▶ [What is asked]
Find every line in the records below that contains the word "standalone", and copy each such line.

▶ [Stored data]
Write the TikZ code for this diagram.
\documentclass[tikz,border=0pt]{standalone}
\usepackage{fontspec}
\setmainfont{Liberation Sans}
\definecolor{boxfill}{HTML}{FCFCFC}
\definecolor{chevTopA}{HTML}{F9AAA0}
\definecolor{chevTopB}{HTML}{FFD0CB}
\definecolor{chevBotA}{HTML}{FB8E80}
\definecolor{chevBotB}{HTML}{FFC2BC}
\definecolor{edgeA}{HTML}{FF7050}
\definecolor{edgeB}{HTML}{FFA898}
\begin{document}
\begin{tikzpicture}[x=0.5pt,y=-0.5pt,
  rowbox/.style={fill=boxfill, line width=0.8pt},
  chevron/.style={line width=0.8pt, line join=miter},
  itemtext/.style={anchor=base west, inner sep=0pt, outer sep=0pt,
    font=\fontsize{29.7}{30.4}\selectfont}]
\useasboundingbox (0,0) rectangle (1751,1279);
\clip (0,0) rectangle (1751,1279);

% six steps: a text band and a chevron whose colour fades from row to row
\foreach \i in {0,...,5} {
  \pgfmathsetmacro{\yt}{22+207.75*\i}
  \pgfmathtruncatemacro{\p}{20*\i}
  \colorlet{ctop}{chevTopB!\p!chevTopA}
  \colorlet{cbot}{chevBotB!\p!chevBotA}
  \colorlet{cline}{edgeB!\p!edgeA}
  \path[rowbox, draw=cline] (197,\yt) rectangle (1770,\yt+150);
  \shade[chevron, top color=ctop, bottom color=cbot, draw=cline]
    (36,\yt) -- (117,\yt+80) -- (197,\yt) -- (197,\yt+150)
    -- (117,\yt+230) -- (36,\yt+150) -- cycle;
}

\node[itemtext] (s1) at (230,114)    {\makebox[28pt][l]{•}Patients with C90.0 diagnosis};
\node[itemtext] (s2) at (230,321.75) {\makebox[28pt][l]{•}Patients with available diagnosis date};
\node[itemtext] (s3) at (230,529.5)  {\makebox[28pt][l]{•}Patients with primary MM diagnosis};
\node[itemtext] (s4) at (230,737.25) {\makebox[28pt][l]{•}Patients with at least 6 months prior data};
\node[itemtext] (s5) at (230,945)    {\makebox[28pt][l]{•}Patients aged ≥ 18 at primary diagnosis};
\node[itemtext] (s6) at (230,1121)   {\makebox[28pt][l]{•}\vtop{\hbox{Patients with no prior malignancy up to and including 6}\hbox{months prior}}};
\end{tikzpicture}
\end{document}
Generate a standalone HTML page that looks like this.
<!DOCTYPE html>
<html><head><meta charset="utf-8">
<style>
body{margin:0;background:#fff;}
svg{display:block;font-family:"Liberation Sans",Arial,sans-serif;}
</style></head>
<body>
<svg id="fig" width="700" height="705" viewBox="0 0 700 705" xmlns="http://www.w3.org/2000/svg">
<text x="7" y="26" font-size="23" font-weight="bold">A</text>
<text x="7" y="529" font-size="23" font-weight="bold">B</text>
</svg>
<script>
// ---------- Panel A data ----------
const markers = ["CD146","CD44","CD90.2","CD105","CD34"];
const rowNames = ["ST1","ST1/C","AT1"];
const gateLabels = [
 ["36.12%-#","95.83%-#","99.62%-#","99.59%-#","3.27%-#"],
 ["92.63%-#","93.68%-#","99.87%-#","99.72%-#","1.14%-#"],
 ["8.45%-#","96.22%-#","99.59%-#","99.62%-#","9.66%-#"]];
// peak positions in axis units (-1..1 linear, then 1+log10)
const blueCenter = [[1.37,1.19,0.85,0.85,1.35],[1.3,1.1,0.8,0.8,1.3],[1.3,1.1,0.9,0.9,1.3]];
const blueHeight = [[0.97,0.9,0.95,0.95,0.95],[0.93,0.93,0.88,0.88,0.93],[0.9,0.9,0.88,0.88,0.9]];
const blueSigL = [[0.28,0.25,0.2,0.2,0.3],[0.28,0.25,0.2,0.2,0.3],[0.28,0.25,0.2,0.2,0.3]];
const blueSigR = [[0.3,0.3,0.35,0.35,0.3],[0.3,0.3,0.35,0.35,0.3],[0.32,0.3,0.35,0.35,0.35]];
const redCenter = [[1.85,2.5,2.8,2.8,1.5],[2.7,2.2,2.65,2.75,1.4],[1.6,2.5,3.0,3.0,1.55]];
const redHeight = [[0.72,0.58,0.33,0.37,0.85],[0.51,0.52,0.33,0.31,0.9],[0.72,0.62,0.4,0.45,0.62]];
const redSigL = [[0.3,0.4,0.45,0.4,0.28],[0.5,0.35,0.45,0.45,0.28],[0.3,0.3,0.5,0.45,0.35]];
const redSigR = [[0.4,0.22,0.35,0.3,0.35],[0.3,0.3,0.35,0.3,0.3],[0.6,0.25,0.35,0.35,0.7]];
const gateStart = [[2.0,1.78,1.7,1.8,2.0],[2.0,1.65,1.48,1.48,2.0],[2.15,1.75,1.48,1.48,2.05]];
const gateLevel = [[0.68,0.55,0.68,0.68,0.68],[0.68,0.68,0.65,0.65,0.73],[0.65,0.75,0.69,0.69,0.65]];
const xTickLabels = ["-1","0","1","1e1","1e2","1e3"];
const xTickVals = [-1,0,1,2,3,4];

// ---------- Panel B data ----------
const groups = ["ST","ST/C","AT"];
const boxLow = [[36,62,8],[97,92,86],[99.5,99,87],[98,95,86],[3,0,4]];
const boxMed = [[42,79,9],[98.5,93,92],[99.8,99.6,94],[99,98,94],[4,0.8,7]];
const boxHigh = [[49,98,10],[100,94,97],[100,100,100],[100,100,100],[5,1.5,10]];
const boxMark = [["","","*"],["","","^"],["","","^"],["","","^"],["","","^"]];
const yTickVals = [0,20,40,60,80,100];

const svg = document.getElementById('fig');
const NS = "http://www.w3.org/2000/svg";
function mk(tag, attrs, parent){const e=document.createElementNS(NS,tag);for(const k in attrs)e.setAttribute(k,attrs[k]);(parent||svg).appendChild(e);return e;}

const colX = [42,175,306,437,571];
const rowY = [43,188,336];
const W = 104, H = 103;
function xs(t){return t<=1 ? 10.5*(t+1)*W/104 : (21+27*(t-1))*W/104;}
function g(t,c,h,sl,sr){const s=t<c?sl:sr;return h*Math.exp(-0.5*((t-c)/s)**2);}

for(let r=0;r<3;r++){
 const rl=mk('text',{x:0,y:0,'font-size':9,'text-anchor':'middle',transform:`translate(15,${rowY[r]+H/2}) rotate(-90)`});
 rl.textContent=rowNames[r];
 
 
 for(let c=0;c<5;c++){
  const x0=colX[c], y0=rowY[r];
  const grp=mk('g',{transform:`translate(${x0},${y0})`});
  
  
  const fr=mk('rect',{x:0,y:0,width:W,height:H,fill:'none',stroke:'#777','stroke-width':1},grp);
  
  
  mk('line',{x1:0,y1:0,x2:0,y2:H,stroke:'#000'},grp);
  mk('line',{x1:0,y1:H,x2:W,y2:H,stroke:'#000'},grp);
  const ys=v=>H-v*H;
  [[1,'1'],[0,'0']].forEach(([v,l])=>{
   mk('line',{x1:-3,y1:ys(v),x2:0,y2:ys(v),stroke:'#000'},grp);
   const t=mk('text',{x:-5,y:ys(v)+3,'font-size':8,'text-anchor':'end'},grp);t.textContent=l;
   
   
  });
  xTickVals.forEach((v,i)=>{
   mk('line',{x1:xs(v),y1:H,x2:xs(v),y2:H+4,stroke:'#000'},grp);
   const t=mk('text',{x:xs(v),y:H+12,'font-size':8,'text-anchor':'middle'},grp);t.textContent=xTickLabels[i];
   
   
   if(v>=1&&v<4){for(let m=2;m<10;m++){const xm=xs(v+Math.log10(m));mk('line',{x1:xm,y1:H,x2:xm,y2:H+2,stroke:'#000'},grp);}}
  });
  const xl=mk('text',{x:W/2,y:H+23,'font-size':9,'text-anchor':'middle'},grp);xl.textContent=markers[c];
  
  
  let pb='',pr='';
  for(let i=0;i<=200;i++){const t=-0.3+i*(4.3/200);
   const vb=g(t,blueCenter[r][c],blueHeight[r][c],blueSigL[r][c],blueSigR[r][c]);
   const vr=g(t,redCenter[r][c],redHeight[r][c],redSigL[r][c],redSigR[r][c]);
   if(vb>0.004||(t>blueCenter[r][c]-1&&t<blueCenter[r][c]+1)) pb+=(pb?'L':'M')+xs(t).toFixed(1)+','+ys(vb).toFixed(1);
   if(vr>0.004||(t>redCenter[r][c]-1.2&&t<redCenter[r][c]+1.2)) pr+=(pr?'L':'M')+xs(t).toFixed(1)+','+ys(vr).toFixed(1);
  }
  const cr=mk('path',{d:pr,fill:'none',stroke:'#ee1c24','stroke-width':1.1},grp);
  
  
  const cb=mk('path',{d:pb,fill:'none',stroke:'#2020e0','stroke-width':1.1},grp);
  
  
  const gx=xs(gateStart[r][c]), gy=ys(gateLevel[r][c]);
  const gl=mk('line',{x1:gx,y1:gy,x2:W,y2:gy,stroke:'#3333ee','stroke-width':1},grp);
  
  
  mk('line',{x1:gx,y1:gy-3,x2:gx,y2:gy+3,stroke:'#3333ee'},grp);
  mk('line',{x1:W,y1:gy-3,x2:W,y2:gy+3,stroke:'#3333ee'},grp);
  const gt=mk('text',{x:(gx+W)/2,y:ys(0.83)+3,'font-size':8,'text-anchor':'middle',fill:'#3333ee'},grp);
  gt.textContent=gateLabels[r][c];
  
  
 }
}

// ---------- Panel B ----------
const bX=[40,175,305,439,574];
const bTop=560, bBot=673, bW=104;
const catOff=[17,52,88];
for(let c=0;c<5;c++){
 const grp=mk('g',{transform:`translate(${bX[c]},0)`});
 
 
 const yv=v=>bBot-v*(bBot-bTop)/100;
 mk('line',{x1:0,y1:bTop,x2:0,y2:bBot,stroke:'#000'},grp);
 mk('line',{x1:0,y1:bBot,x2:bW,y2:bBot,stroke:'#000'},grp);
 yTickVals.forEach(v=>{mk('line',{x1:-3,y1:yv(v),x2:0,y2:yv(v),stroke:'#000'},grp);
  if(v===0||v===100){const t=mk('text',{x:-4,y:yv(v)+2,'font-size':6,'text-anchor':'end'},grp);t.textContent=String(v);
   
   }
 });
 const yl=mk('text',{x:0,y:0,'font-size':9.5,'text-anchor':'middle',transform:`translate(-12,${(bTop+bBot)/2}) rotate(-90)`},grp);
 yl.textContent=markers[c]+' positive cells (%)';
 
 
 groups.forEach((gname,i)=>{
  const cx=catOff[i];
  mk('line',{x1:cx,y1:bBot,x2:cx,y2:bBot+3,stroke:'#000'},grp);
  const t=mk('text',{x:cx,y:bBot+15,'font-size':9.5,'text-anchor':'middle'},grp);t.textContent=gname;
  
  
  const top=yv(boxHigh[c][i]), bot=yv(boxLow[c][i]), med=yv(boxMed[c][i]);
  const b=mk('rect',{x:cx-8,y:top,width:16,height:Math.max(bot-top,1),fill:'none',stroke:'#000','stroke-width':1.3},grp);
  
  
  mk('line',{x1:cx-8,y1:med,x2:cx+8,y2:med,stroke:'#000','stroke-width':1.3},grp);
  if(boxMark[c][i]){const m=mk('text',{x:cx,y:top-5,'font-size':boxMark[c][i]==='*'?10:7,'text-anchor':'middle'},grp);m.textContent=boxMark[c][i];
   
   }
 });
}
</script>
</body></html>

▶ [Answer below]
\documentclass[tikz,border=0pt]{standalone}
Generate a standalone HTML page that looks like this.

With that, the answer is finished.